● **Job**
Begin with the first line of the material and copy each line word for word through the line that contains "1.20e-36, 1.05e-36, 3.31e-37];"; the pictures are left out.

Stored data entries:
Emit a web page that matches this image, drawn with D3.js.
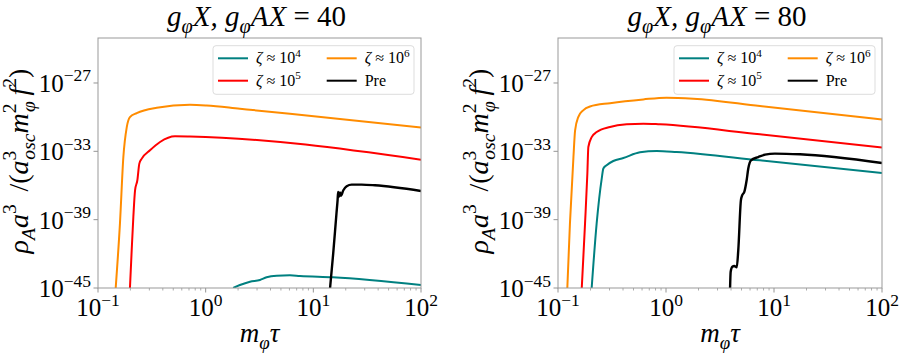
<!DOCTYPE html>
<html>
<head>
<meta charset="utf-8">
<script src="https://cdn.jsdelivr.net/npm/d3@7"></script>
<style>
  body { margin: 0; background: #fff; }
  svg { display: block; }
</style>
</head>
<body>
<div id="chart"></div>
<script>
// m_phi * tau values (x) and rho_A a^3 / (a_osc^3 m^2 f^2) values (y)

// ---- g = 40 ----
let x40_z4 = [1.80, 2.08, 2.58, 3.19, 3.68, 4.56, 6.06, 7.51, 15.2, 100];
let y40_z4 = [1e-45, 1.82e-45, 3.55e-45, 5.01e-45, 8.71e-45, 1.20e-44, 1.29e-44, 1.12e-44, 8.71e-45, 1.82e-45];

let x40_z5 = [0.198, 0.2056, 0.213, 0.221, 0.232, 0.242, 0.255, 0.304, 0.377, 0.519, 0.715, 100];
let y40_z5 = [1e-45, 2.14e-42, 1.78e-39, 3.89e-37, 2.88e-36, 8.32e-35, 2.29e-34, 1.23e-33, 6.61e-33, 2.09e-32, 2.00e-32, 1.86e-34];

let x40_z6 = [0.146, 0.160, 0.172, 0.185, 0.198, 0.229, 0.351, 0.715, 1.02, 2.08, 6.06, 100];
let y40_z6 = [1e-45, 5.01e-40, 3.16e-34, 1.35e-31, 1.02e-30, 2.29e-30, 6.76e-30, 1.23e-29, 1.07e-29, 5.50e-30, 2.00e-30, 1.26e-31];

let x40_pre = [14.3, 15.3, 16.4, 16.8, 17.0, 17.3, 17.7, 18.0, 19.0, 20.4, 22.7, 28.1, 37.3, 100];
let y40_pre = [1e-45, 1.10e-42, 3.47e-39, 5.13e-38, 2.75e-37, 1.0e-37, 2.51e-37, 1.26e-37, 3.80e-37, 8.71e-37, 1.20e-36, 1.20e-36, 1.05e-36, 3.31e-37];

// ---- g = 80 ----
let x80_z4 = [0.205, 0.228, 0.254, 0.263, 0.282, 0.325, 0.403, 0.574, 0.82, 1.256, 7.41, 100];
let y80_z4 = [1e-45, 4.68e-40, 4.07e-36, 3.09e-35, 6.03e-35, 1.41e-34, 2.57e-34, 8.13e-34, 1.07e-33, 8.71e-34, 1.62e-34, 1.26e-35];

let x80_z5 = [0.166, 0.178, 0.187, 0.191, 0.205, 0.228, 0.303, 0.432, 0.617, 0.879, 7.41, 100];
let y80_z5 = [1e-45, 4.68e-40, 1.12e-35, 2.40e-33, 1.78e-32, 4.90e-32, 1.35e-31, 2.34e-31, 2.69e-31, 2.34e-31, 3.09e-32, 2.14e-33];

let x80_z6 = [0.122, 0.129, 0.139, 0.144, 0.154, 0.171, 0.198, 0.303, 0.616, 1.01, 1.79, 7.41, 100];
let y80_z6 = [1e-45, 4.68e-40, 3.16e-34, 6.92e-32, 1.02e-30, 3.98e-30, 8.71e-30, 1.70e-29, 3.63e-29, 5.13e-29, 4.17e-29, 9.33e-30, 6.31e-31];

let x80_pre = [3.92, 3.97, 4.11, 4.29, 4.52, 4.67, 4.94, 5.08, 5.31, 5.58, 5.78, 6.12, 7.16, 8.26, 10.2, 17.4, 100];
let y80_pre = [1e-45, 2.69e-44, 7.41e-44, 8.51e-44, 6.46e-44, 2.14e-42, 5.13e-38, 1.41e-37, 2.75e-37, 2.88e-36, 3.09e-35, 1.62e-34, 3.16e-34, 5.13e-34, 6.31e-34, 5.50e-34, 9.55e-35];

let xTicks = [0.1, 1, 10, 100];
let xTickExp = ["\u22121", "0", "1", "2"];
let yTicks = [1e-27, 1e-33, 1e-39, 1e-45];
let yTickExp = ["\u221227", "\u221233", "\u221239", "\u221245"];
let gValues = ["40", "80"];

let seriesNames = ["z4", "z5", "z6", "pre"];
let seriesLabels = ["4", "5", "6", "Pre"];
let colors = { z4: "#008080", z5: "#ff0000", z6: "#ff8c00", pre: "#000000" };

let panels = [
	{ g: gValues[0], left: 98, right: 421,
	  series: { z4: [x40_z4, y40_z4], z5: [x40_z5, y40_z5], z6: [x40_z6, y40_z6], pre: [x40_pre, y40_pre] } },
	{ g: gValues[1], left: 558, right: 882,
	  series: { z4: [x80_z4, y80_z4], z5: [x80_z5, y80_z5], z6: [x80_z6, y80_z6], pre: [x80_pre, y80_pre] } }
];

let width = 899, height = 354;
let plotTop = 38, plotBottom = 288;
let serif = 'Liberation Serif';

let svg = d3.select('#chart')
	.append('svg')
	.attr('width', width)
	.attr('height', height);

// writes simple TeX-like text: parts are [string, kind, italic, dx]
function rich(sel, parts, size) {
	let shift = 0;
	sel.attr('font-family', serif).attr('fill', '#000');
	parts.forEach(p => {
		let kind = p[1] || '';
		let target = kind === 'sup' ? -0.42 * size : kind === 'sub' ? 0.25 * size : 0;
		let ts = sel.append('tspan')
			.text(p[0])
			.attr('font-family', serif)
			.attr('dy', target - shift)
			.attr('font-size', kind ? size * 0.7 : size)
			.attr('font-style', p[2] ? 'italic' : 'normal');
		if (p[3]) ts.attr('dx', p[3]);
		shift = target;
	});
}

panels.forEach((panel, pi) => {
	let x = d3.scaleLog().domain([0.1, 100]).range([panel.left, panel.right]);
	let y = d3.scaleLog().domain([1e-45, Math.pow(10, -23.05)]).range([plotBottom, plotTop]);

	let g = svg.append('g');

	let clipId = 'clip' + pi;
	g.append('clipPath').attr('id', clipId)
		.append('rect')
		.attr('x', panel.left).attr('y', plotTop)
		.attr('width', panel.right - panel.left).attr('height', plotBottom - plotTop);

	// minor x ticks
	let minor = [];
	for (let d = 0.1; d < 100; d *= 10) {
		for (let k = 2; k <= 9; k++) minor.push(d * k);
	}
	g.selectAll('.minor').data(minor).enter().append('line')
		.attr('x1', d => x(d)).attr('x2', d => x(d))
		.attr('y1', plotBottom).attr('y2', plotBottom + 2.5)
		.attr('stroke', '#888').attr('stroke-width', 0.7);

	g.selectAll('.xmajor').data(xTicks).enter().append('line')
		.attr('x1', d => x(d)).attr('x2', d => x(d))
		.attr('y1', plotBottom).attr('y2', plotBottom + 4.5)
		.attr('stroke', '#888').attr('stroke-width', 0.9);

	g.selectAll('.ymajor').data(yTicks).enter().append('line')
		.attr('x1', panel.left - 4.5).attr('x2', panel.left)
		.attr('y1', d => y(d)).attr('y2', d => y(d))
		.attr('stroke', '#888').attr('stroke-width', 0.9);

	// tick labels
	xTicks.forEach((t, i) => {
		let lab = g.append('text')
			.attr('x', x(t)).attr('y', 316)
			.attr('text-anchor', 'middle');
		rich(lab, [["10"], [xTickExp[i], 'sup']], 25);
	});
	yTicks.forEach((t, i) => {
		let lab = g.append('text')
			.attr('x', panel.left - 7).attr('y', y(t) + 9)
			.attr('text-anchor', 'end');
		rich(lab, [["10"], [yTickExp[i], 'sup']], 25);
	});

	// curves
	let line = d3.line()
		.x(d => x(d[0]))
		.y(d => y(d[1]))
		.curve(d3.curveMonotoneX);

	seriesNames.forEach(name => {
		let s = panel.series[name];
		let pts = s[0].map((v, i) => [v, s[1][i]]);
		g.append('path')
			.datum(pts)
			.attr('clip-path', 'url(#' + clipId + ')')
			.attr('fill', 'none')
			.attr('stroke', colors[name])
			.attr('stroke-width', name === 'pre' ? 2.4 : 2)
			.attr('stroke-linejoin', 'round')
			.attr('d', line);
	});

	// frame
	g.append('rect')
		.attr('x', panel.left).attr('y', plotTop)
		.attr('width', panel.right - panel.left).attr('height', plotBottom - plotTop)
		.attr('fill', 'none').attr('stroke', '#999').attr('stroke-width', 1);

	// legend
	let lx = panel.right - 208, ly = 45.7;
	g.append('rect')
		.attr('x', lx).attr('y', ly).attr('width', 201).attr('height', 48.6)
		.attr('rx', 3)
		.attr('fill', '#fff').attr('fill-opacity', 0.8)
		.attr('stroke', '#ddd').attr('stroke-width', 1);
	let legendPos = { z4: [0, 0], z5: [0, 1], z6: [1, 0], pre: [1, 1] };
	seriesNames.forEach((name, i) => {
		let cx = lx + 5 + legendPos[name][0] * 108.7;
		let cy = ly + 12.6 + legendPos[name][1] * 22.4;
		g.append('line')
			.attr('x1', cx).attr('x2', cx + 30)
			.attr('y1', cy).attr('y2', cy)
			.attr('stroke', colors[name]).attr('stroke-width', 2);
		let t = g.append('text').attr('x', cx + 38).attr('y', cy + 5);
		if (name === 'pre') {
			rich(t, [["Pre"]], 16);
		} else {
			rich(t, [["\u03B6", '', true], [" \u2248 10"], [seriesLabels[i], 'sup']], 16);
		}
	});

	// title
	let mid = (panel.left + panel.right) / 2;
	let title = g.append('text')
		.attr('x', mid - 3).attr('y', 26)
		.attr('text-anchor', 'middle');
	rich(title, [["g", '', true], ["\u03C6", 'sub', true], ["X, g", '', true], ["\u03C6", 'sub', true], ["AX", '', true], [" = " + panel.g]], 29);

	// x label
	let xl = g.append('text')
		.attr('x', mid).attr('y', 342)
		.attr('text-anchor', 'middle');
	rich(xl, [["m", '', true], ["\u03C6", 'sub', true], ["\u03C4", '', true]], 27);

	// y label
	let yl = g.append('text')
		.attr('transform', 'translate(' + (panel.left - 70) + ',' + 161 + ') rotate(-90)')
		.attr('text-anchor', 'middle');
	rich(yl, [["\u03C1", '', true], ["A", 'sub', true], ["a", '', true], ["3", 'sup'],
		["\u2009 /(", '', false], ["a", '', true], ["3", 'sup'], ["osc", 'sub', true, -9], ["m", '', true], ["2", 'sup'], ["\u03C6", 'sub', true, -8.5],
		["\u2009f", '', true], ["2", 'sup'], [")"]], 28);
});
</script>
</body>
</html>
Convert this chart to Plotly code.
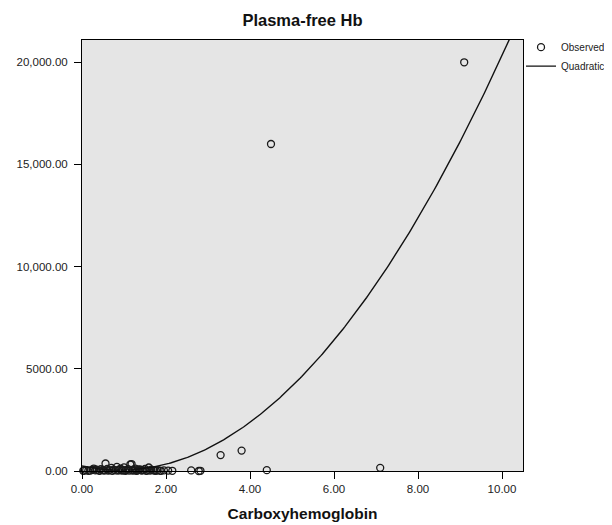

● **Task result**
Emit a web page that matches this image, drawn with D3.js.
<!DOCTYPE html>
<html>
<head>
<meta charset="utf-8">
<script src="https://cdn.jsdelivr.net/npm/d3@7"></script>
<style>
  body { margin: 0; background: #fff; }
  svg { display: block; }
</style>
</head>
<body>
<div id="chart"></div>
<script>
// m_phi * tau values (x) and rho_A a^3 / (a_osc^3 m^2 f^2) values (y)

// ---- g = 40 ----
let x40_z4 = [1.80, 2.08, 2.58, 3.19, 3.68, 4.56, 6.06, 7.51, 15.2, 100];
let y40_z4 = [1e-45, 1.82e-45, 3.55e-45, 5.01e-45, 8.71e-45, 1.20e-44, 1.29e-44, 1.12e-44, 8.71e-45, 1.82e-45];

let x40_z5 = [0.198, 0.2056, 0.213, 0.221, 0.232, 0.242, 0.255, 0.304, 0.377, 0.519, 0.715, 100];
let y40_z5 = [1e-45, 2.14e-42, 1.78e-39, 3.89e-37, 2.88e-36, 8.32e-35, 2.29e-34, 1.23e-33, 6.61e-33, 2.09e-32, 2.00e-32, 1.86e-34];

let x40_z6 = [0.146, 0.160, 0.172, 0.185, 0.198, 0.229, 0.351, 0.715, 1.02, 2.08, 6.06, 100];
let y40_z6 = [1e-45, 5.01e-40, 3.16e-34, 1.35e-31, 1.02e-30, 2.29e-30, 6.76e-30, 1.23e-29, 1.07e-29, 5.50e-30, 2.00e-30, 1.26e-31];

let x40_pre = [14.3, 15.3, 16.4, 16.8, 17.0, 17.3, 17.7, 18.0, 19.0, 20.4, 22.7, 28.1, 37.3, 100];
let y40_pre = [1e-45, 1.10e-42, 3.47e-39, 5.13e-38, 2.75e-37, 1.0e-37, 2.51e-37, 1.26e-37, 3.80e-37, 8.71e-37, 1.20e-36, 1.20e-36, 1.05e-36, 3.31e-37];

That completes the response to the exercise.